(begin)
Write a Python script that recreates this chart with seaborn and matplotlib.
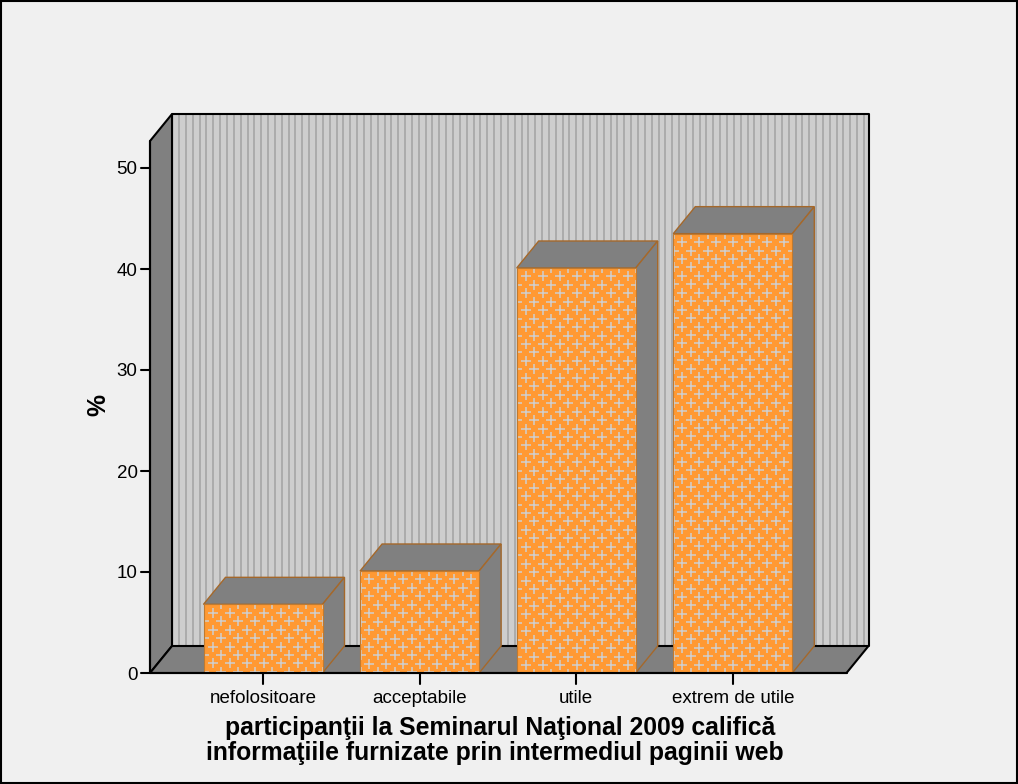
import matplotlib
matplotlib.use("Agg")
import matplotlib.pyplot as plt
import seaborn as sns
import numpy as np
import pandas as pd

categories = ["nefolositoare", "acceptabile", "utile", "extrem de utile"]
values = [6.8, 10.1, 40.1, 43.5]
y_ticks = [0, 10, 20, 30, 40, 50]
xlabel_lines = ["participanţii la Seminarul Naţional 2009 califică",
                "informaţiile furnizate prin intermediul paginii web"]

W, H = 1018, 784
BG = "#f0f0f0"; GREY = "#808080"; WALL = "#cecece"; STRIPE = "#a6a6a6"
ORANGE = "#ff9933"; EDGE = "#a5682a"; PLUS = "#cfcfcf"

sns.set_theme(style="white")
plt.rcParams["font.family"] = ["Liberation Sans", "DejaVu Sans"]

fig = plt.figure(figsize=(W / 100, H / 100), dpi=100, facecolor=BG)
# pixel geometry of the plot box
L, R, B, T = 150, 870, 673, 113
ax = fig.add_axes([L / W, 1 - B / H, (R - L) / W, (B - T) / H])
ax.patch.set_alpha(0)
PX_CAT = 156.6
PX_UNIT = 10.1
X0 = 263
xlim = ((L - X0) / PX_CAT, (R - X0) / PX_CAT)
ylim = (0, (B - T) / PX_UNIT)
DX, DY = 22 / PX_CAT, 27 / PX_UNIT          # 3-D depth in data units
pxx = lambda p: (p - X0) / PX_CAT
xmin, xfront = pxx(L), pxx(846.5)
ytop = 52.67

df = pd.DataFrame({"cat": categories, "val": values})
sns.barplot(data=df, x="cat", y="val", color=ORANGE, saturation=1, width=119 / PX_CAT,
            edgecolor="none", linewidth=0, ax=ax, zorder=6)
ax.set_xlim(*xlim); ax.set_ylim(*ylim)

# back wall with stripes
ax.fill([xmin + DX, xfront + DX, xfront + DX, xmin + DX], [DY, DY, ytop + DY, ytop + DY],
        fc=WALL, ec="none", zorder=1, clip_on=False)
ax.vlines(np.arange(xmin + DX + 7 / PX_CAT, xfront + DX, 6.85 / PX_CAT), DY, ytop + DY,
          color=STRIPE, lw=1.2, zorder=1.5)
ax.plot([xmin + DX, xmin + DX, xfront + DX, xfront + DX], [DY, ytop + DY, ytop + DY, DY],
        color="black", lw=1.5, zorder=2, clip_on=False)
# left wall and floor
ax.fill([xmin, xmin + DX, xmin + DX, xmin], [0, DY, ytop + DY, ytop], fc=GREY, ec="black", lw=1.5, zorder=2, clip_on=False)
ax.fill([xmin, xfront, xfront + DX, xmin + DX], [0, 0, DY, DY], fc=GREY, ec="black", lw=1.5, zorder=2, clip_on=False)

# 3-D sides and plus pattern for every bar
for bar in list(ax.containers[0]):
    x0, w, h = bar.get_x(), bar.get_width(), bar.get_height()
    x1 = x0 + w
    ax.fill([x0, x1, x1 + DX, x0 + DX], [h, h, h + DY, h + DY], fc=GREY, ec=EDGE, lw=1.0, zorder=5)
    ax.fill([x1, x1 + DX, x1 + DX, x1], [0, DY, h + DY, h], fc=GREY, ec=EDGE, lw=1.0, zorder=5)
    # staggered plus glyphs, anchored to the top-left of the bar
    sx, sy = 17 / PX_CAT, 8.45 / PX_UNIT
    ys = np.arange(h, -sy, -sy)
    px, py = [], []
    for i, yy in enumerate(ys):
        start = x0 + (9 if i % 2 == 1 else 0.5) / PX_CAT
        for xx in np.arange(start, x1 + sx, sx):
            px.append(xx); py.append(yy)
    sc = ax.scatter(px, py, marker="+", s=60, c=PLUS, linewidths=1.1, zorder=7)
    sc.set_clip_path(bar)
    ax.plot([x0, x0, x1, x1], [0, h, h, 0], color="#c07a30", lw=0.8, zorder=8)

for s in ax.spines.values():
    s.set_visible(False)
ax.set_yticks(y_ticks)
ax.set_xticks(range(len(categories)))
ax.set_xticklabels(categories)
ax.tick_params(axis="both", length=0, labelsize=13.5, labelcolor="black")
ax.tick_params(axis="x", pad=12.5)
ax.tick_params(axis="y", pad=9)
# tick marks
for t in y_ticks:
    ax.plot([pxx(L - 9), xmin], [t, t], color="black", lw=1.5, clip_on=False, zorder=3)
for i in range(len(categories)):
    ax.plot([i, i], [0, -1.1], color="black", lw=1.5, clip_on=False, zorder=3)
ax.plot([xmin, xmin], [0, ytop], color="black", lw=1.5, clip_on=False, zorder=3)
ax.plot([xmin, xfront], [0, 0], color="black", lw=1.5, clip_on=False, zorder=8)

ax.set_xlabel("")
ax.set_ylabel("")
fig.text(500 / W, 1 - 728 / H, xlabel_lines[0], ha="center", va="center", fontsize=17.8,
         fontweight="bold", color="black")
fig.text(495 / W, 1 - 753 / H, xlabel_lines[1], ha="center", va="center", fontsize=17.8,
         fontweight="bold", color="black")
fig.text(98 / W, 1 - 405 / H, "%", ha="center", va="center", rotation=90, fontsize=17.8,
         fontweight="bold", color="black")
# outer frame
fig.add_artist(plt.Rectangle((1.0 / W, 1.0 / H), (W - 2) / W, (H - 2) / H, transform=fig.transFigure,
                             fill=False, ec="black", lw=1.5))
fig.savefig("out.png", dpi=100, facecolor=BG)
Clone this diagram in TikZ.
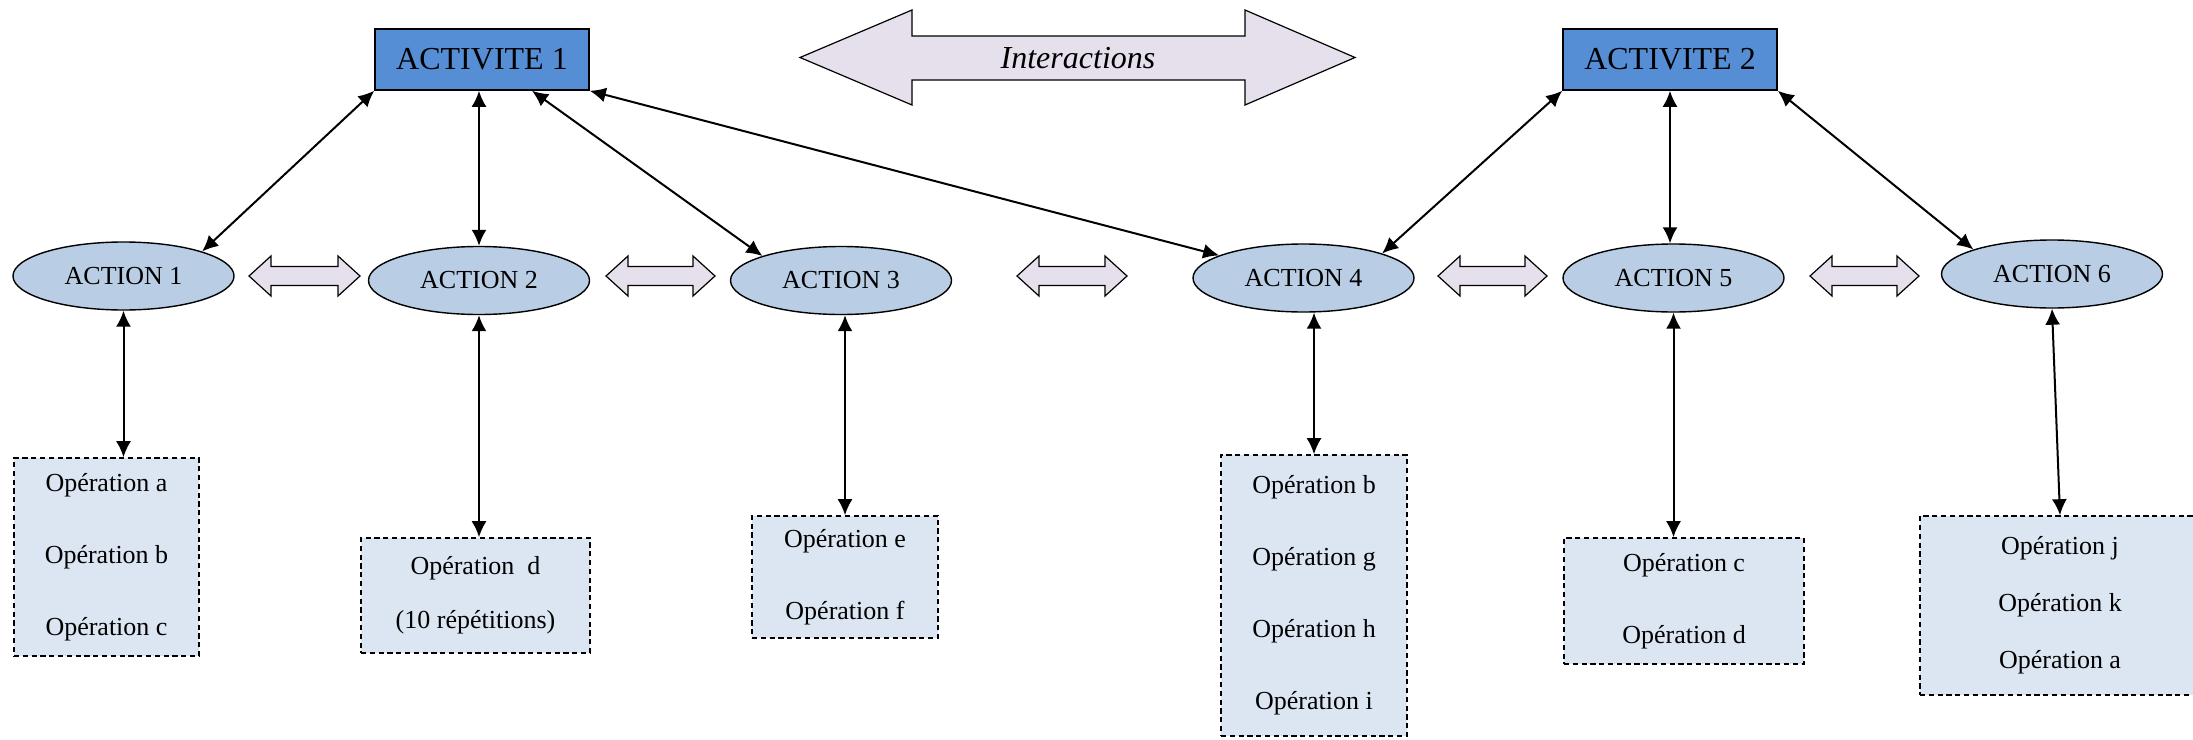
(end)
● Task requirements:
Go from the first line of the data above to the line containing "import pandas as pd" and retype exactly those lines, both included, but none of the pictures.

● In response:
Write a Python script that recreates this chart with seaborn and matplotlib.
import matplotlib
matplotlib.use("Agg")
import matplotlib.pyplot as plt
import seaborn as sns
import numpy as np
import pandas as pd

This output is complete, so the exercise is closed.